1) Be honest. Be real.
2) Not too honest. Not too real.
Basically, you want to be giving a safe version of “you” out to the world. One that if they take it, awesome, and if they leave it, no skin off your back. If your stakes are high in an e-mail, he will either buy it and marry you, or be full on freaked by your desperation.
Some people can go full throttle with the online dating scene, partly because they don’t fear rejection. It is really a matter of how sensitive you are, in general. Cultivate that fearless attitude, and you are golden. It is done by simultaneously opening yourself and protecting yourself. Giving just a little, watching, and continuing. Like advancing towards a pirate ship. Only in this case, you want to join the band of pirates.
With this guy I say just be straight up and say what you want. “Hey! Funny finding you here. How are you?” See how he takes it. Go gentle so he can breathe. With an “I want you, I always have wanted you, now we are e-friends in more ways than one,” he might suffocate. Or, why not wait for him to come to you? Not so unheard of.

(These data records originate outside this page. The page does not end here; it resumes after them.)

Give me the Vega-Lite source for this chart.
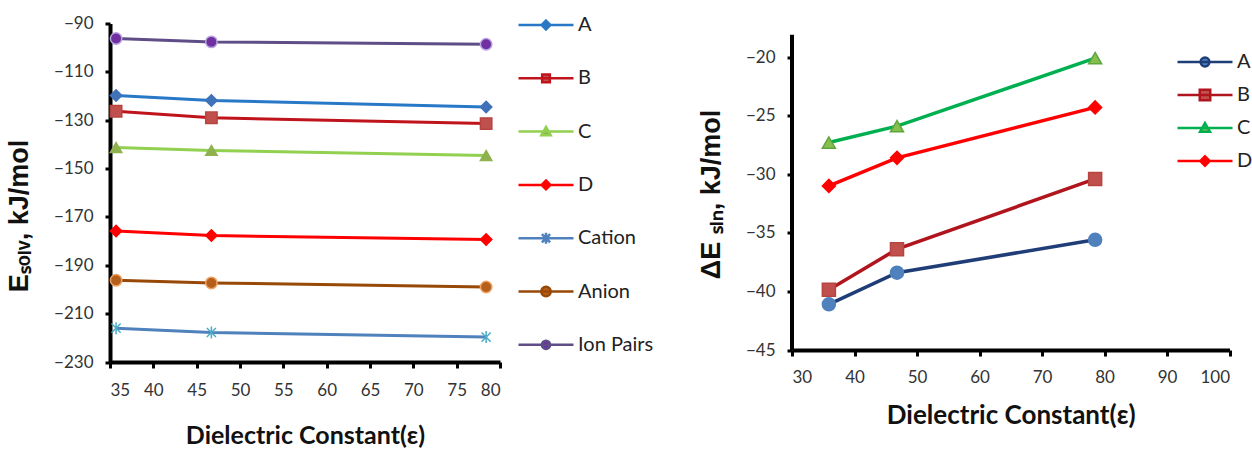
{
  "$schema": "https://vega.github.io/schema/vega-lite/v6.json",
  "padding": {"left": 5, "top": 14.5, "right": 0, "bottom": 0},
  "background": "white",
  "bounds": "flush",
  "spacing": 292,
  "resolve": {"scale": {"color": "independent", "fill": "independent", "stroke": "independent", "shape": "independent"}},
  "datasets": {
    "solv": [
      {"series": "A", "eps": 35.7, "E": -119.8},
      {"series": "A", "eps": 46.7, "E": -121.8},
      {"series": "A", "eps": 78.4, "E": -124.5},
      {"series": "B", "eps": 35.7, "E": -126.3},
      {"series": "B", "eps": 46.7, "E": -129.0},
      {"series": "B", "eps": 78.4, "E": -131.4},
      {"series": "C", "eps": 35.7, "E": -141.3},
      {"series": "C", "eps": 46.7, "E": -142.5},
      {"series": "C", "eps": 78.4, "E": -144.6},
      {"series": "D", "eps": 35.7, "E": -175.8},
      {"series": "D", "eps": 46.7, "E": -177.7},
      {"series": "D", "eps": 78.4, "E": -179.3},
      {"series": "Cation", "eps": 35.7, "E": -216.0},
      {"series": "Cation", "eps": 46.7, "E": -217.8},
      {"series": "Cation", "eps": 78.4, "E": -219.7},
      {"series": "Anion", "eps": 35.7, "E": -196.2},
      {"series": "Anion", "eps": 46.7, "E": -197.3},
      {"series": "Anion", "eps": 78.4, "E": -199.0},
      {"series": "Ion Pairs", "eps": 35.7, "E": -96.2},
      {"series": "Ion Pairs", "eps": 46.7, "E": -97.6},
      {"series": "Ion Pairs", "eps": 78.4, "E": -98.6}
    ],
    "sln": [
      {"series": "A", "eps": 35.9, "E": -41.1},
      {"series": "A", "eps": 46.8, "E": -38.4},
      {"series": "A", "eps": 78.5, "E": -35.6},
      {"series": "B", "eps": 35.9, "E": -39.85},
      {"series": "B", "eps": 46.8, "E": -36.4},
      {"series": "B", "eps": 78.5, "E": -30.4},
      {"series": "C", "eps": 35.9, "E": -27.3},
      {"series": "C", "eps": 46.8, "E": -25.9},
      {"series": "C", "eps": 78.5, "E": -20.1},
      {"series": "D", "eps": 35.9, "E": -31.0},
      {"series": "D", "eps": 46.8, "E": -28.6},
      {"series": "D", "eps": 78.5, "E": -24.3}
    ],
    "axisline": [{"x": 30, "y1": -45, "y2": -18.1}]
  },
  "hconcat": [
    {
      "width": 390,
      "height": 338.5,
      "data": {"name": "solv"},
      "encoding": {
        "x": {
          "field": "eps", "type": "quantitative",
          "scale": {"domain": [35, 80], "nice": false, "zero": false},
          "axis": {"values": [35, 40, 45, 50, 55, 60, 65, 70, 75, 80], "title": "Dielectric Constant(ε)", "labelPadding": 14, "titlePadding": 25, "titleFontSize": 25}
        },
        "y": {
          "field": "E", "type": "quantitative",
          "scale": {"domain": [-230, -90], "nice": false, "zero": false},
          "axis": {"values": [-230, -210, -190, -170, -150, -130, -110, -90], "title": "Eₛₒₗᵥ, kJ/mol", "labelPadding": 12, "tickSize": 5, "titlePadding": 20, "titleY": 192, "titleFont": "Liberation Sans", "titleFontSize": 27}
        }
      },
      "layer": [
        {
          "mark": {"type": "line", "strokeWidth": 3},
          "encoding": {
            "color": {"field": "series", "type": "nominal", "legend": null,
              "scale": {"domain": ["A", "B", "C", "D", "Cation", "Anion", "Ion Pairs"],
                "range": ["#2878c8", "#c0141c", "#92d050", "#ff0000", "#4f81bd", "#984807", "#5e4d86"]}}
          }
        },
        {
          "mark": {"type": "point", "filled": true, "opacity": 1, "size": 130, "strokeWidth": 1.5},
          "encoding": {
            "shape": {"field": "series", "type": "nominal", "legend": null,
              "scale": {"domain": ["A", "B", "C", "D", "Cation", "Anion", "Ion Pairs"],
                "range": ["diamond", "square", "triangle-up", "diamond", "M-0.8,-0.8L0.8,0.8M-0.8,0.8L0.8,-0.8M0,-1.05V1.05", "circle", "circle"]}},
            "fill": {"field": "series", "type": "nominal", "legend": null,
              "scale": {"domain": ["A", "B", "C", "D", "Cation", "Anion", "Ion Pairs"],
                "range": ["#3f72b8", "#c0504d", "#8fb24f", "#ff0000", "#4bacc6", "#b4601c", "#7030a0"]}},
            "stroke": {"field": "series", "type": "nominal", "legend": null,
              "scale": {"domain": ["A", "B", "C", "D", "Cation", "Anion", "Ion Pairs"],
                "range": ["#3f72b8", "#b84440", "#8fb24f", "#ff0000", "#4bacc6", "#f0a060", "#b9a3e3"]}}
          }
        },
        {
          "mark": {"type": "point", "filled": true, "opacity": 0, "strokeWidth": 2.5},
          "encoding": {
            "shape": {"field": "series", "type": "nominal",
              "scale": {"domain": ["A", "B", "C", "D", "Cation", "Anion", "Ion Pairs"],
                "range": [
                  "M-1,0H1M0,-0.16L0.16,0L0,0.16L-0.16,0Z",
                  "M-1,0H1M-0.14,-0.14H0.14V0.14H-0.14Z",
                  "M-1,0H1M0,-0.17L0.17,0.13H-0.17Z",
                  "M-1,0H1M0,-0.16L0.16,0L0,0.16L-0.16,0Z",
                  "M-1,0H1M-0.15,-0.15L0.15,0.15M-0.15,0.15L0.15,-0.15M0,-0.2V0.2",
                  "M-1,0H1M-0.17,0A0.17,0.17 0 1 0 0.17,0A0.17,0.17 0 1 0 -0.17,0Z",
                  "M-1,0H1M-0.15,0A0.15,0.15 0 1 0 0.15,0A0.15,0.15 0 1 0 -0.15,0Z"
                ]},
              "legend": {"orient": "none", "legendX": 407, "legendY": -8.5, "title": null, "symbolSize": 3025, "clipHeight": 20, "symbolStrokeWidth": 2.5, "symbolOpacity": 1, "labelFont": "Lato", "labelFontSize": 20, "labelColor": "#222", "labelOffset": 3, "rowPadding": 33.3, "padding": 0, "symbolOffset": 0}},
            "fill": {"field": "series", "type": "nominal",
              "scale": {"domain": ["A", "B", "C", "D", "Cation", "Anion", "Ion Pairs"],
                "range": ["#3f72b8", "#c0504d", "#8fb24f", "#ff0000", "#4bacc6", "#b4601c", "#7030a0"]},
              "legend": {"orient": "none", "legendX": 407, "legendY": -8.5, "title": null, "symbolSize": 3025, "clipHeight": 20, "symbolStrokeWidth": 2.5, "symbolOpacity": 1, "labelFont": "Lato", "labelFontSize": 20, "labelColor": "#222", "labelOffset": 3, "rowPadding": 33.3, "padding": 0, "symbolOffset": 0}},
            "stroke": {"field": "series", "type": "nominal",
              "scale": {"domain": ["A", "B", "C", "D", "Cation", "Anion", "Ion Pairs"],
                "range": ["#2878c8", "#c0141c", "#92d050", "#ff0000", "#4f81bd", "#984807", "#5e4d86"]},
              "legend": {"orient": "none", "legendX": 407, "legendY": -8.5, "title": null, "symbolSize": 3025, "clipHeight": 20, "symbolStrokeWidth": 2.5, "symbolOpacity": 1, "labelFont": "Lato", "labelFontSize": 20, "labelColor": "#222", "labelOffset": 3, "rowPadding": 33.3, "padding": 0, "symbolOffset": 0}}
          }
        }
      ],
      "resolve": {"scale": {"shape": "independent", "fill": "independent", "stroke": "independent"}}
    },
    {
      "width": 437.5,
      "height": 326.5,
      "layer": [
        {
          "data": {"name": "axisline"},
          "mark": {"type": "rule", "strokeWidth": 4, "color": "black"},
          "encoding": {
            "x": {"field": "x", "type": "quantitative"},
            "y": {"field": "y1", "type": "quantitative"},
            "y2": {"field": "y2"}
          }
        },
        {
          "data": {"name": "sln"},
          "mark": {"type": "line", "strokeWidth": 3.5},
          "encoding": {
            "x": {"field": "eps", "type": "quantitative"},
            "y": {"field": "E", "type": "quantitative"},
            "color": {"field": "series", "type": "nominal", "legend": null,
              "scale": {"domain": ["A", "B", "C", "D"], "range": ["#1f3e78", "#b0141c", "#00b050", "#ff0000"]}}
          }
        },
        {
          "data": {"name": "sln"},
          "mark": {"type": "point", "filled": true, "opacity": 1, "size": 170, "strokeWidth": 1.5},
          "encoding": {
            "x": {"field": "eps", "type": "quantitative"},
            "y": {"field": "E", "type": "quantitative"},
            "shape": {"field": "series", "type": "nominal", "legend": null,
              "scale": {"domain": ["A", "B", "C", "D"], "range": ["circle", "square", "triangle-up", "diamond"]}},
            "fill": {"field": "series", "type": "nominal", "legend": null,
              "scale": {"domain": ["A", "B", "C", "D"], "range": ["#4f81bd", "#c0504d", "#86bf4e", "#ff0000"]}},
            "stroke": {"field": "series", "type": "nominal", "legend": null,
              "scale": {"domain": ["A", "B", "C", "D"], "range": ["#4f81bd", "#b84440", "#5fa640", "#ff0000"]}}
          }
        },
        {
          "data": {"name": "sln"},
          "mark": {"type": "point", "filled": true, "opacity": 0, "strokeWidth": 2.5},
          "encoding": {
            "x": {"field": "eps", "type": "quantitative"},
            "y": {"field": "E", "type": "quantitative"},
            "shape": {"field": "series", "type": "nominal",
              "scale": {"domain": ["A", "B", "C", "D"],
                "range": [
                  "M-1,0H1M-0.16,0A0.16,0.16 0 1 0 0.16,0A0.16,0.16 0 1 0 -0.16,0Z",
                  "M-1,0H1M-0.19,-0.19H0.19V0.19H-0.19Z",
                  "M-1,0H1M0,-0.18L0.18,0.14H-0.18Z",
                  "M-1,0H1M0,-0.17L0.17,0L0,0.17L-0.17,0Z"
                ]},
              "legend": {"orient": "none", "legendX": 384, "legendY": 28.5, "title": null, "symbolSize": 3025, "clipHeight": 20, "symbolStrokeWidth": 2.5, "symbolOpacity": 1, "labelFont": "Lato", "labelFontSize": 20, "labelColor": "#222", "labelOffset": 3, "rowPadding": 13, "padding": 0, "symbolOffset": 0}},
            "fill": {"field": "series", "type": "nominal",
              "scale": {"domain": ["A", "B", "C", "D"], "range": ["#4f81bd", "#c0504d", "#86bf4e", "#ff0000"]},
              "legend": {"orient": "none", "legendX": 384, "legendY": 28.5, "title": null, "symbolSize": 3025, "clipHeight": 20, "symbolStrokeWidth": 2.5, "symbolOpacity": 1, "labelFont": "Lato", "labelFontSize": 20, "labelColor": "#222", "labelOffset": 3, "rowPadding": 13, "padding": 0, "symbolOffset": 0}},
            "stroke": {"field": "series", "type": "nominal",
              "scale": {"domain": ["A", "B", "C", "D"], "range": ["#1f3e78", "#b0141c", "#00b050", "#ff0000"]},
              "legend": {"orient": "none", "legendX": 384, "legendY": 28.5, "title": null, "symbolSize": 3025, "clipHeight": 20, "symbolStrokeWidth": 2.5, "symbolOpacity": 1, "labelFont": "Lato", "labelFontSize": 20, "labelColor": "#222", "labelOffset": 3, "rowPadding": 13, "padding": 0, "symbolOffset": 0}}
          }
        }
      ],
      "encoding": {
        "x": {
          "type": "quantitative",
          "scale": {"domain": [30, 100], "nice": false, "zero": false},
          "axis": {"values": [30, 40, 50, 60, 70, 80, 90, 100], "title": "Dielectric Constant(ε)", "labelPadding": 13, "titlePadding": 17, "titleFontSize": 26}
        },
        "y": {
          "type": "quantitative",
          "scale": {"domain": [-45, -17.14], "nice": false, "zero": false},
          "axis": {"values": [-45, -40, -35, -30, -25, -20], "title": "ΔE ₛₗₙ, kJ/mol", "domain": false, "labelPadding": 12, "tickSize": 5, "titlePadding": 20, "titleY": 170.5, "titleFont": "Liberation Sans", "titleFontSize": 27}
        }
      },
      "resolve": {"scale": {"shape": "independent", "fill": "independent", "stroke": "independent"}}
    }
  ],
  "config": {
    "view": {"stroke": null},
    "axis": {
      "grid": false,
      "domainColor": "black",
      "domainWidth": 4,
      "tickColor": "black",
      "tickWidth": 3,
      "tickSize": 6,
      "labelFont": "Lato",
      "labelFontSize": 17,
      "labelColor": "#333",
      "titleColor": "#111",
      "titleFont": "Lato",
      "titleFontWeight": "bold",
      "titleFontSize": 23
    }
  }
}
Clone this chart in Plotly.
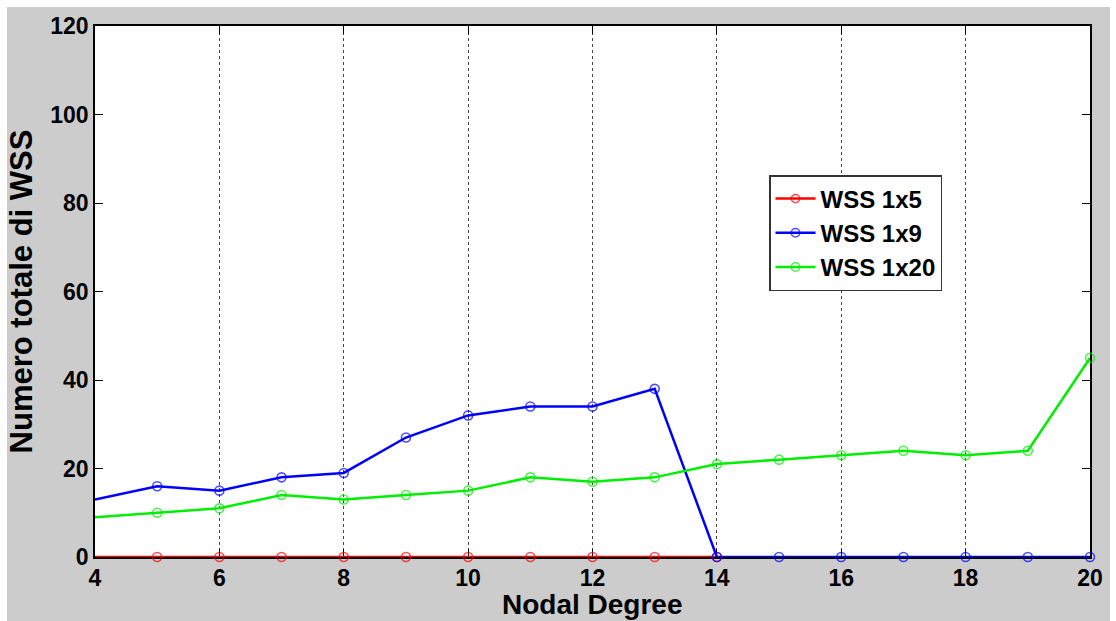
import plotly.graph_objects as go

# Nodal degree values on the x axis
nodal_degree = list(range(4, 21))

# Total number of WSS per configuration
wss_1x5_degree = list(range(4, 15))
wss_1x5 = [0, 0, 0, 0, 0, 0, 0, 0, 0, 0, 0]
wss_1x9 = [13, 16, 15, 18, 19, 27, 32, 34, 34, 38, 0, 0, 0, 0, 0, 0, 0]
wss_1x20 = [9, 10, 11, 14, 13, 14, 15, 18, 17, 18, 21, 22, 23, 24, 23, 24, 45]

x_ticks = list(range(4, 21, 2))
y_ticks = list(range(0, 121, 20))

FONT = "Liberation Sans, Arial, sans-serif"


def sizes(n):
    # the first point sits on the left axis; its marker is not drawn there
    return [0] + [9] * (n - 1)


fig = go.Figure()
series = [
    ("WSS 1x5", wss_1x5_degree, wss_1x5, "#ff0000"),
    ("WSS 1x9", nodal_degree, wss_1x9, "#0000ff"),
    ("WSS 1x20", nodal_degree, wss_1x20, "#00ee00"),
]
for name, xs, ys, color in series:
    fig.add_trace(go.Scatter(
        x=xs, y=ys, name=name, mode="lines+markers",
        line=dict(color=color, width=2.5),
        marker=dict(symbol="circle-open", size=sizes(len(xs)), color=color,
                    line=dict(width=1.6, color=color)),
        cliponaxis=False,
    ))

# grey figure frame and white axes area
fig.add_shape(type="rect", xref="paper", yref="paper",
              x0=(7 - 95) / 995, x1=(1110 - 95) / 995,
              y0=1 + (26 - 640) / 531, y1=1 + (26 - 7) / 531,
              fillcolor="#cccccc", line=dict(width=0), layer="below")
fig.add_shape(type="rect", xref="paper", yref="paper",
              x0=0, x1=1, y0=0, y1=1,
              fillcolor="white", line=dict(width=0), layer="below")

axis_common = dict(
    showline=True, linecolor="black", linewidth=1.5, mirror="ticks",
    ticks="inside", ticklen=8, tickwidth=1, tickcolor="black",
    tickfont=dict(family=FONT, size=23, color="black", weight="bold"),
    zeroline=False, automargin=False, layer="below traces",
)

fig.update_xaxes(
    range=[4, 20], tickvals=x_ticks, ticktext=[str(v) for v in x_ticks],
    showgrid=True, gridcolor="#444444", griddash="dot", gridwidth=1,
    **axis_common,
)
fig.update_yaxes(
    range=[0, 120], tickvals=y_ticks, ticktext=[str(v) for v in y_ticks],
    showgrid=False,
    title=dict(text="Numero totale di WSS", standoff=8,
               font=dict(family=FONT, size=31, color="black", weight="bold")),
    **axis_common,
)

# x-axis title, placed below the tick labels
fig.add_annotation(
    text="Nodal Degree", xref="paper", yref="paper", x=0.5, y=0,
    xanchor="center", yanchor="top", yshift=-30, showarrow=False,
    font=dict(family=FONT, size=28, color="black", weight="bold"),
)

fig.update_layout(
    width=1116, height=621,
    margin=dict(l=95, r=26, t=26, b=64),
    paper_bgcolor="white", plot_bgcolor="rgba(0,0,0,0)",
    showlegend=True,
    legend=dict(
        x=(769 - 95) / 995, y=1 - (175 - 26) / 531,
        xanchor="left", yanchor="top",
        bgcolor="white", bordercolor="#333333", borderwidth=1.5,
        font=dict(family=FONT, size=24, color="black", weight="bold"),
        itemwidth=40, tracegroupgap=0,
    ),
)

fig.write_html("out.html")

Also, be wary of seeking your affirmation of self from e-dating. If every conversation makes or breaks your self-esteem, you are in for a beating. It is like weeding a garden until left with exactly what you hope to grow. It takes time, differentiating the vegetables (lovers), the wild from the sustainable. Capiche? Love comes from you, from your family and from your friends. Dating is just a fun social perk until, possibly, it turns into love.
In the end though, it is dating, i.e., a way of packaging and showing a sliver of yourself in hopes that someone else’s sliver of self likes you, at which point the sliver turns into a full on self-exposure/love affair. Trust yourself and go easy on the gas.